**To do**
Retype word for word the first line of the listing and each line after it up to the line with "XAxis, YAxis, Legend", with the pictures taken out.

**Data excerpt**
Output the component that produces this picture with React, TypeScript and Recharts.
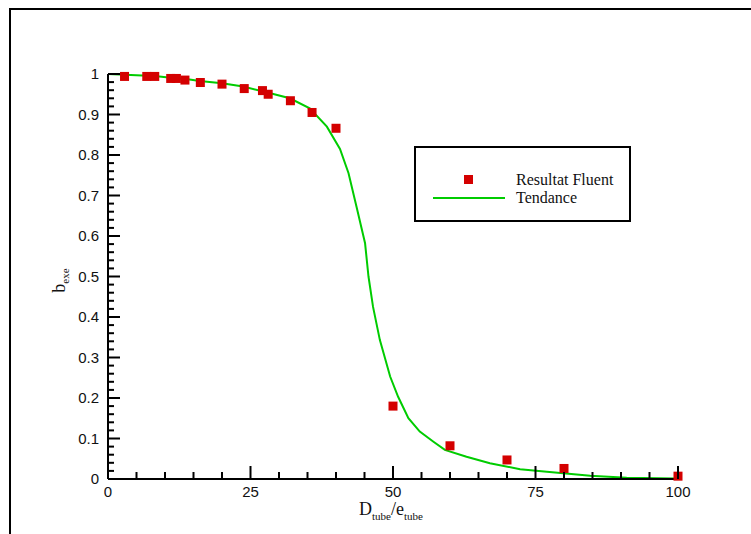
import React from 'react';
import { ComposedChart, Line, Scatter, XAxis, YAxis, Legend } from 'recharts';

// Resultat Fluent (points)
const fluentX = [2.9, 6.8, 8.2, 11, 12, 13.5, 16.2, 20, 23.9, 27.1, 28.1, 32, 35.8, 40, 50, 60, 70, 80, 100];
const fluentY = [0.994, 0.994, 0.994, 0.989, 0.989, 0.985, 0.979, 0.975, 0.964, 0.959, 0.95, 0.934, 0.905, 0.866, 0.18, 0.082, 0.047, 0.026, 0.007];

// Tendance (line)
const trendX = [0, 3, 6, 9, 11.4, 14, 16.1, 20, 23.7, 27.8, 31.9, 35.4, 38.4, 40.7, 42.2, 43.6, 45.1, 45.7, 46.5, 47.7, 49.5, 50.9, 52.7, 54.7, 57.1, 59.1, 62.9, 67, 72.3, 77, 84.6, 91, 99.5];
const trendY = [1.0, 0.998, 0.996, 0.994, 0.99, 0.987, 0.983, 0.977, 0.969, 0.955, 0.94, 0.915, 0.87, 0.815, 0.755, 0.672, 0.582, 0.5, 0.425, 0.343, 0.253, 0.203, 0.15, 0.117, 0.092, 0.072, 0.055, 0.039, 0.024, 0.018, 0.008, 0.003, 0.001];

// Axis ticks (major labelled, minor unlabelled)
const yMajorTicks = [0, 0.1, 0.2, 0.3, 0.4, 0.5, 0.6, 0.7, 0.8, 0.9, 1];
const yMinorSteps = [0.02, 0.04, 0.06, 0.08];
const xMajorTicks = [0, 25, 50, 75, 100];
const xMinorSteps = [5, 10, 15, 20];

const fluentData = fluentX.map((x, i) => ({ x, y: fluentY[i] }));
const trendData = trendX.map((x, i) => ({ x, y: trendY[i] }));

const round = (v: number) => Math.round(v * 1000) / 1000;
const yTicks: number[] = [];
yMajorTicks.forEach((t, i) => {
  yTicks.push(t);
  if (i < yMajorTicks.length - 1) yMinorSteps.forEach((s) => yTicks.push(round(t + s)));
});
const xTicks: number[] = [];
xMajorTicks.forEach((t, i) => {
  xTicks.push(t);
  if (i < xMajorTicks.length - 1) xMinorSteps.forEach((s) => xTicks.push(round(t + s)));
});
const isYMajor = (v: number) => yMajorTicks.some((t) => Math.abs(t - v) < 1e-6);
const isXMajor = (v: number) => xMajorTicks.some((t) => Math.abs(t - v) < 1e-6);

const SANS = '"Liberation Sans", Arial, sans-serif';
const SERIF = '"Liberation Serif", "Times New Roman", serif';

const YTick = (props: any) => {
  const x = Number(props.x);
  const y = Number(props.y);
  const v = props.payload.value;
  const major = isYMajor(v);
  const label = v === 0 ? '0' : v === 1 ? '1' : v.toFixed(1);
  const len = major ? 12 : 6;
  return (
    <g>
      <line x1={x} x2={x + len} y1={y} y2={y} stroke="#000000" strokeWidth={2} />
      {major ? (
        <text x={x - 9} y={y + 5} textAnchor="end" fontFamily={SANS} fontSize={15} fill="#111">
          {label}
        </text>
      ) : null}
    </g>
  );
};

const XTick = (props: any) => {
  const x = Number(props.x);
  const y = Number(props.y);
  const v = props.payload.value;
  const major = isXMajor(v);
  const len = major ? 13 : 7;
  return (
    <g>
      <line x1={x} x2={x} y1={y} y2={y - len} stroke="#000000" strokeWidth={2} />
      {major ? (
        <text x={x} y={y + 18} textAnchor="middle" fontFamily={SANS} fontSize={15} fill="#111">
          {String(v)}
        </text>
      ) : null}
    </g>
  );
};

const XLabel = (props: any) => {
  const vb = props.viewBox;
  const cx = vb.x + vb.width / 2 - 2;
  return (
    <text x={cx} y={vb.y + 36} textAnchor="middle" fontFamily={SERIF} fontSize={18} fill="#111">
      <tspan>D</tspan>
      <tspan fontSize={11} dy={5}>tube</tspan>
      <tspan dy={-5}>/e</tspan>
      <tspan fontSize={11} dy={5}>tube</tspan>
    </text>
  );
};

const YLabel = (props: any) => {
  const vb = props.viewBox;
  const x = vb.x + 65;
  const y = vb.y + vb.height / 2 + 4;
  return (
    <text x={x} y={y} textAnchor="middle" fontFamily={SERIF} fontSize={18} fill="#111" transform={`rotate(-90, ${x}, ${y})`}>
      <tspan>b</tspan>
      <tspan fontSize={11} dy={4}>exe</tspan>
    </text>
  );
};

const Square = (props: any) => {
  const { cx, cy } = props;
  if (cx == null || cy == null) return null;
  return <rect x={cx - 4.5} y={cy - 4.5} width={9} height={9} fill="#d40000" />;
};

const LegendBox = () => (
  <div
    style={{
      position: 'relative',
      width: 217,
      height: 76,
      boxSizing: 'border-box',
      border: '2px solid #000',
      background: '#fff',
      fontFamily: SERIF,
      fontSize: 16,
      color: '#111',
      lineHeight: '18px',
    }}
  >
    <div style={{ position: 'absolute', left: 47.5, top: 26.5, width: 9, height: 9, background: '#d40000' }} />
    <div style={{ position: 'absolute', left: 17, top: 49, width: 72, height: 2, background: '#00cc00' }} />
    <div style={{ position: 'absolute', left: 100, top: 23, whiteSpace: 'nowrap' }}>Resultat Fluent</div>
    <div style={{ position: 'absolute', left: 100, top: 41, whiteSpace: 'nowrap' }}>Tendance</div>
  </div>
);

export default function App() {
  return (
    <div
      style={{
        position: 'absolute',
        left: 9,
        top: 8,
        width: 742,
        height: 526,
        overflow: 'hidden',
        background: '#fff',
        borderLeft: '2px solid #000',
        borderTop: '2px solid #000',
      }}
    >
      <div style={{ position: 'absolute', left: -11, top: -10 }}>
        <ComposedChart width={751} height={534} margin={{ top: 74, right: 73, bottom: 0, left: 0 }}>
          <XAxis
            type="number"
            dataKey="x"
            domain={[0, 100]}
            ticks={xTicks}
            interval={0}
            tickSize={0}
            tickMargin={0}
            tickLine={false}
            tick={(p: any) => <XTick {...p} />}
            axisLine={{ stroke: '#000', strokeWidth: 2 }}
            height={55}
            label={<XLabel />}
          />
          <YAxis
            type="number"
            dataKey="y"
            domain={[0, 1]}
            ticks={yTicks}
            interval={0}
            tickSize={0}
            tickMargin={0}
            tickLine={false}
            tick={(p: any) => <YTick {...p} />}
            axisLine={{ stroke: '#000', strokeWidth: 2 }}
            width={108}
            label={<YLabel />}
          />
          <Legend
            verticalAlign="middle"
            align="center"
            layout="vertical"
            content={() => <LegendBox />}
            wrapperStyle={{ position: 'absolute', left: 414, top: 146, width: 217, height: 76 }}
          />
          <Scatter data={fluentData} dataKey="y" shape={(p: any) => <Square {...p} />} isAnimationActive={false} />
          <Line
            data={trendData}
            dataKey="y"
            type="linear"
            stroke="#00cc00"
            strokeWidth={2}
            dot={false}
            activeDot={false}
            isAnimationActive={false}
          />
        </ComposedChart>
      </div>
    </div>
  );
}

**Task response**
Output the component that produces this picture with React, TypeScript and Recharts.
import React from 'react';
import { ComposedChart, Line, Scatter, XAxis, YAxis, Legend } from 'recharts';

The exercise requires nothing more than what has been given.